Failing Christianity: Fifth graders in religion
I teach a variety of courses at Piedmont College, but “Introduction to World Religions” is my favorite. I have taught it more than 20 times now, to more than 500 students. One of them tells me how different the news from Iraq sounds now that she knows the difference between Shi‘as and Sunnis. Another brings me pictures of a new Hindu temple going up in his old neighborhood, which he is able to interpret for his alarmed parents. Students who complete the class say they feel more at home in the world. They are less easily frightened by religious difference. They are more informed neighbors, better equipped to wage peace instead of war.
The only place the course backfires is in the unit on Christianity. Students who have spent every Sunday of their lives in church may be able to name the books of the Bible in order, but they rarely have any idea how those books were assembled. They know they belong to Victory Baptist Church, but they do not know that this makes them Protestants, or that the Christian tree has two other major branches more ancient than their own. Very few have heard of the Nicene Creed. Most are surprised to learn that baptism is supposed to be a one-time thing.
With only five class sessions for each religion, I cover the basics quickly: early Christian history, composition and content of the New Testament, the Great Schism, the Protestant Reformation, central Christian doctrines and common religious practices. Faced with so much new information, students often have a hard time formulating their questions.
“If Paul wasn’t one of the 12 disciples, where did he get his stuff?”
“Do Catholics really think saints answer their prayers?”

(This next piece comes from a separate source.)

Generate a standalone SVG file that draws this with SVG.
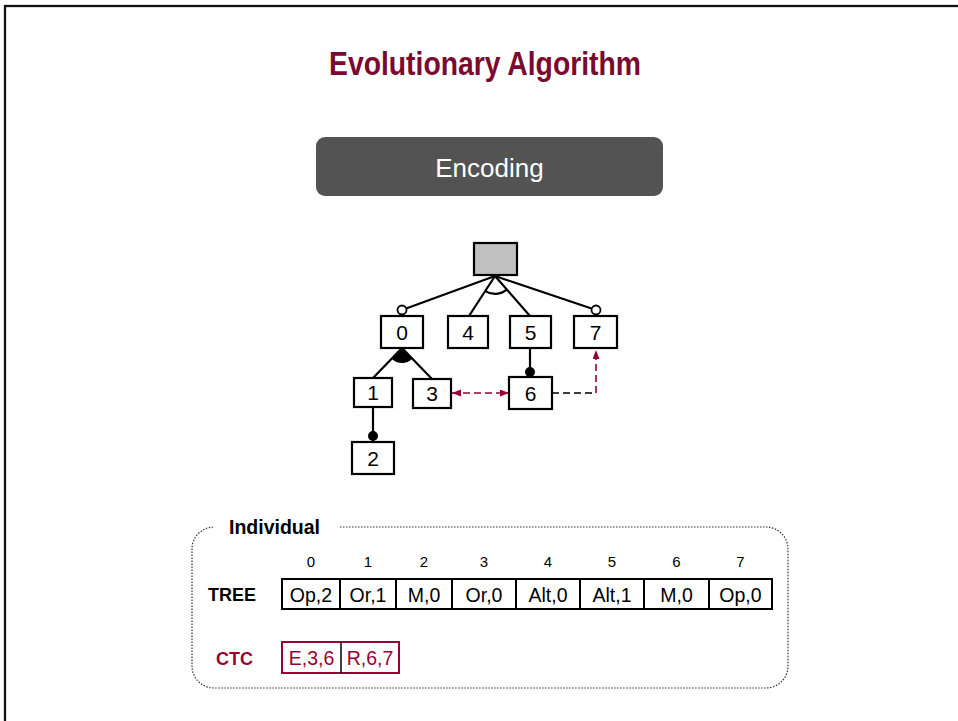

As often as I have answered such questions, my sinking feeling never goes away. The things I tell students are so different from the things they have heard in church that I can hear their brains straining against the waves. They never noticed that Matthew and Luke tell different stories of Jesus’ birth, or that Mark and John tell no such stories at all. They never imagined that the first Christians did not walk around with New Testaments in their pockets. No one ever told them about Constantine, Augustine, Benedict or Martin Luther. They never thought about what happened during the centuries between Jesus’ resurrection and their own professions of faith. In their minds, they fell in line behind the disciples, picking up the proclamation of the gospel where those simple fishermen left off.
Even as they are turning in their quizzes, the students know that something has just gone badly wrong. “I think I just did the worst on my own religion,” one says. Another asks me if Charlemagne was the main figure in the Protestant Reformation and slaps his forehead when I break the bad news. The only student who makes an A+ on the Christianity quiz is an orthodox Jew. Later the whole class talks about why this quiz was so hard for them, and what they think this means. A few confess that they did not study because they thought they knew plenty about Christianity. Others say that they had too many quizzes on the same day.
Soon a consensus emerges, at least to my ears: that when they tried to put what they were learning about Christianity at school into the drawers they had gotten at church, there was no room for the new information—not because the drawers were full but because they had different labels on them.
The church drawers are labeled “Favorite Bible Passages,” “Personal Commitment to Jesus Christ,” “Summer Mission Trips,” and “What My Church Means to Me.” There is nothing wrong with any of these drawers. Mostly they contain good, life-giving things. But where are you supposed to put your new insight about the role of the early churches in the formation of the New Testament? Where does your fresh curiosity about Orthodox Christians go? What happens to your church drawers once you realize there are hundreds of other churches with just that many drawers of their own?
“I couldn’t hold onto what I was learning,” one capable student said. “I loved it, but I couldn’t make it stay in my head. It was too different from what I had already learned, so my brain just kept switching back to default.”
Most of the students did fine on the final exam. They recognized the Vedas as foundational Hindu texts. They could put the Four Noble Truths into their own words. They understood kosher laws well enough to invite a Jewish friend to dinner, and they knew that the Hajj was the Fifth Pillar of Islam.
As both they and I could have predicted, Christianity was their weak spot (no, the Trinity is not the name for the three branches of the Christian church, and there are four—not five—Gospels in the New Testament). This is the point in the semester when I figure I have failed the Christians—but not all by myself. Their churches have failed them too, by supporting them to believe things they do not know much about. College students in all other regards, they remain fifth graders in religion. How, when they meet someone who asks them intelligent questions about their faith, will they come up with equally intelligent answers? Keep your class notes, I tell them. You never know when you may need them.